I was teaching a bunch of freshman the other day. One of the questions that came up was to determine the largest value sub-array given an array of integers. Obviously, the value is the array can be negative. There are two variants of the questions, one to find the actual maximum value when each of the members of the sub-array are added together, and the second variant is to actually find the start and ending location of the sub-array.
We will first consider the first variant to arrive at optimum answer.
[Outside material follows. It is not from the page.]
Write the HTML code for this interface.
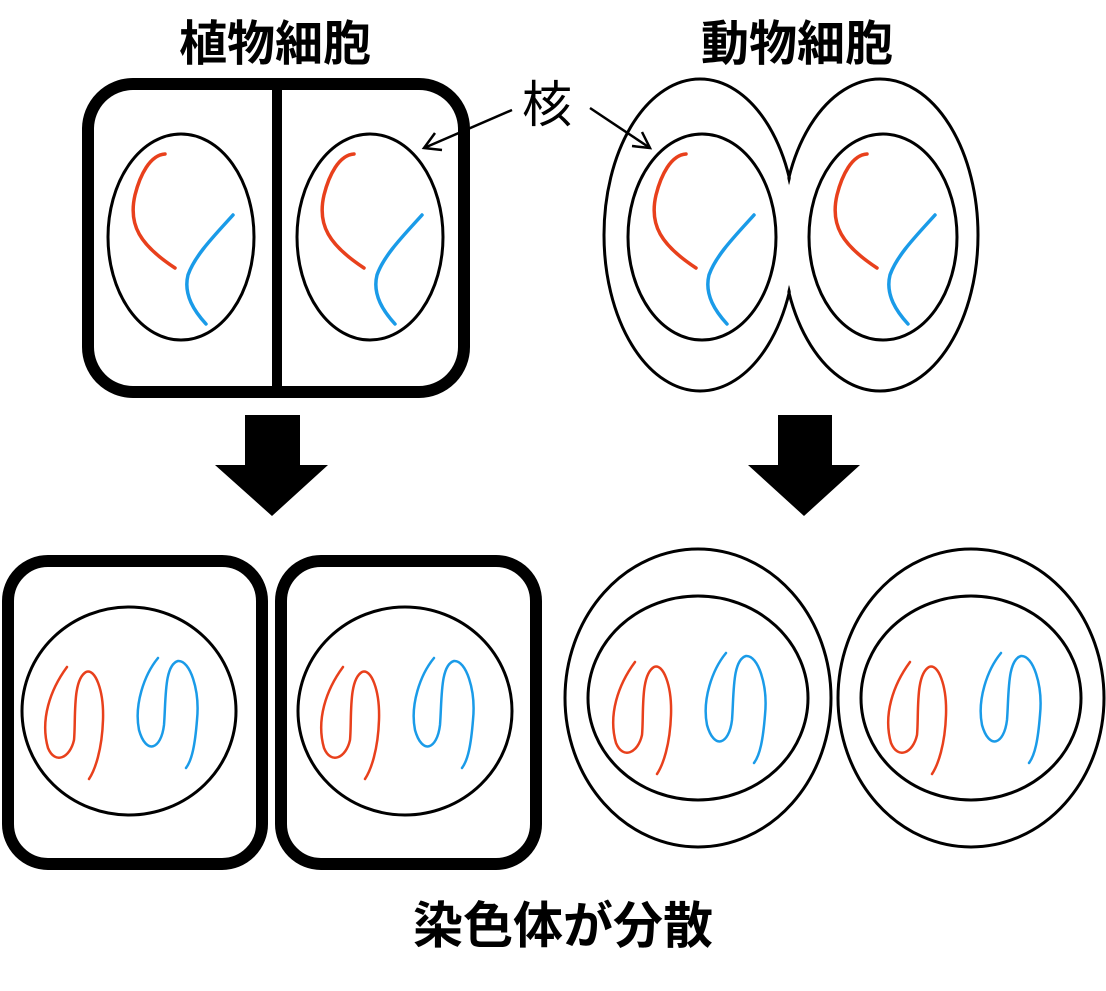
<!DOCTYPE html>
<html><head><meta charset="utf-8"><style>
html,body{margin:0;padding:0;background:#fff;}
svg{display:block;}
text{font-family:"Liberation Sans","Noto Sans CJK JP",sans-serif;}
</style></head><body>
<svg width="1106" height="991" viewBox="0 0 1106 991" xmlns="http://www.w3.org/2000/svg">
<defs>
<g id="topchr" fill="none" stroke-width="3.5" stroke-linecap="round">
<path d="M165,154 C150,155 140,175 135,195 C128,225 140,245 175,268" stroke="#e8401c"/>
<path d="M233,215 C215,235 195,255 188,275 C183,295 195,312 206,324" stroke="#1a9be8"/>
</g>
<g id="botchr" fill="none" stroke-width="2.5" stroke-linecap="round">
<path d="M67,667 C50,690 40,720 48,748 C55,765 70,758 74,740 C76,720 72,680 86,672 C95,668 104,690 103,720 C102,750 95,770 89,779" stroke="#e8401c"/>
<path d="M158,658 C144,675 134,705 139,730 C146,755 161,750 164,725 C166,700 164,665 178,661 C190,660 200,690 197,720 C195,745 192,760 186,768" stroke="#1a9be8"/>
</g>
</defs>
<text x="275" y="60" font-size="48" font-weight="bold" text-anchor="middle">植物細胞</text>
<text x="797" y="60" font-size="48" font-weight="bold" text-anchor="middle">動物細胞</text>
<text x="547" y="122" font-size="50" text-anchor="middle">核</text>
<!-- plant top -->
<rect x="88" y="84" width="376" height="308" rx="45" fill="none" stroke="#000" stroke-width="12"/>
<rect x="272" y="84" width="10" height="308" fill="#000"/>
<ellipse cx="181" cy="237" rx="73" ry="103" fill="none" stroke="#000" stroke-width="3"/>
<ellipse cx="370" cy="237" rx="73" ry="103" fill="none" stroke="#000" stroke-width="3"/>
<use href="#topchr"/>
<use href="#topchr" transform="translate(189,0)"/>
<!-- animal top -->
<ellipse cx="700" cy="235" rx="96" ry="156" fill="none" stroke="#000" stroke-width="3"/>
<ellipse cx="880" cy="235" rx="98" ry="156" fill="none" stroke="#000" stroke-width="3"/>
<ellipse cx="700" cy="235" rx="94" ry="154" fill="#fff"/>
<ellipse cx="880" cy="235" rx="96" ry="154" fill="#fff"/>
<ellipse cx="702" cy="237" rx="74" ry="103" fill="none" stroke="#000" stroke-width="3"/>
<ellipse cx="883" cy="237" rx="74" ry="103" fill="none" stroke="#000" stroke-width="3"/>
<use href="#topchr" transform="translate(521,0)"/>
<use href="#topchr" transform="translate(702,0)"/>
<!-- 核 arrows -->
<g stroke="#000" stroke-width="2.5" fill="none">
<line x1="512" y1="110" x2="424" y2="148"/>
<polyline points="435,133 424,148 442,150"/>
<line x1="590" y1="108" x2="650" y2="148"/>
<polyline points="632,146 650,148 642,132"/>
</g>
<!-- big arrows -->
<polygon points="245,415 300,415 300,465 328,465 272,516 215,465 245,465" fill="#000"/>
<polygon points="778,415 832,415 832,465 860,465 804,516 748,465 778,465" fill="#000"/>
<!-- plant bottom -->
<rect x="8" y="561" width="254" height="303" rx="40" fill="none" stroke="#000" stroke-width="12"/>
<rect x="281" y="561" width="255" height="303" rx="40" fill="none" stroke="#000" stroke-width="12"/>
<ellipse cx="129" cy="711" rx="107" ry="104" fill="none" stroke="#000" stroke-width="3"/>
<ellipse cx="405" cy="711" rx="107" ry="104" fill="none" stroke="#000" stroke-width="3"/>
<use href="#botchr"/>
<use href="#botchr" transform="translate(276,0)"/>
<!-- animal bottom -->
<ellipse cx="698" cy="698" rx="133" ry="149" fill="none" stroke="#000" stroke-width="3"/>
<ellipse cx="971" cy="698" rx="133" ry="149" fill="none" stroke="#000" stroke-width="3"/>
<ellipse cx="698" cy="698" rx="110" ry="102" fill="none" stroke="#000" stroke-width="3"/>
<ellipse cx="971" cy="698" rx="110" ry="102" fill="none" stroke="#000" stroke-width="3"/>
<use href="#botchr" transform="translate(568,-5)"/>
<use href="#botchr" transform="translate(843,-5)"/>
<text x="563" y="943" font-size="50" font-weight="bold" text-anchor="middle">染色体が分散</text>
</svg>
</body></html>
A simple answer would be to perform brute force search in the array, considering each position as possible starting and ending point. Time complexity: O(n^2). Not very good eh? Can we improve on this? Yes, we can if we use dynamic programming. For many of us, the algorithm came up as obvious, but I realize that it is really not that simple for students new to programming to come up with a correct algorithm. To answer this, I tried to explain the concept behind the algorithm: for each element of the array, we find the maximum value sub-array that ends at that element. This value can either be the value of the element itself (meaning starting at the element and ending at the particular element) or the maximum value sub-array ending at the previous element added to the value of the element. (The latter only occurs if the maximum value sub-array at previous location is not negative.) There you go, we have a recurrence relation: given an array A, let v(k) be the maximum value of any sub-array ending at position k, where k ranging from 0 inclusive to N exclusive, N is the length of the array. Hence we have:
v(0) = A[0]
v(k) = max{v(k-1) + A[k], A[k]} if k > 0
The maximum value will be given by max{v_i} for i from 0 to N-1. To implement this in Java, we make several optimization. Firstly, we can opt for recursive method or dynamic programming. Both will take O(n) time but since we’re using Java, we would rather use dynamic programming since there is no tail call optimization in Java. Then, rather than finding the maximum value using max{v_i} at the end, we keep a running maximum throughout the running of the algorithm and return it. We also note that v(k-1) + A[k] will only be greater than A[k] iff v(k-1) is greater than 0. Here is how the code goes (this is a rather faithful implementation, it uses the same variable names as the recurrence relation above to make it easier to see):
public static int calculateMaxValue(int[] A) {
int[] v = new int[A.length];
int max = v[0] = A[0];
for (int i = 1; i < A.length; ++i) {
v[i] = A[i];
if (v[i-1] > 0) {
v[i] += v[i-1];
}
if (v[i] > max) {
max = v[i];
}
}
return max;
}
This algorithm has O(n) time complexity.
What else can we do to optimize this code? Well, we don’t really need to keep an array of maximum values. We notice that at any point of time, to calculate the value of v(k), we only need the value of A[k] and v(k-1). We just turn an O(n) space requirement to O(1).
public static int calculateMaxValue(int[] A) {
int max = A[0], current = A[0];
for (int i = 1; i < A.length; ++i) {
if (current < 0) current = 0;
current += A[i];
if (current > max) max = current;
}
return max;
}
Voila! We shall continue with the second variant next time. (: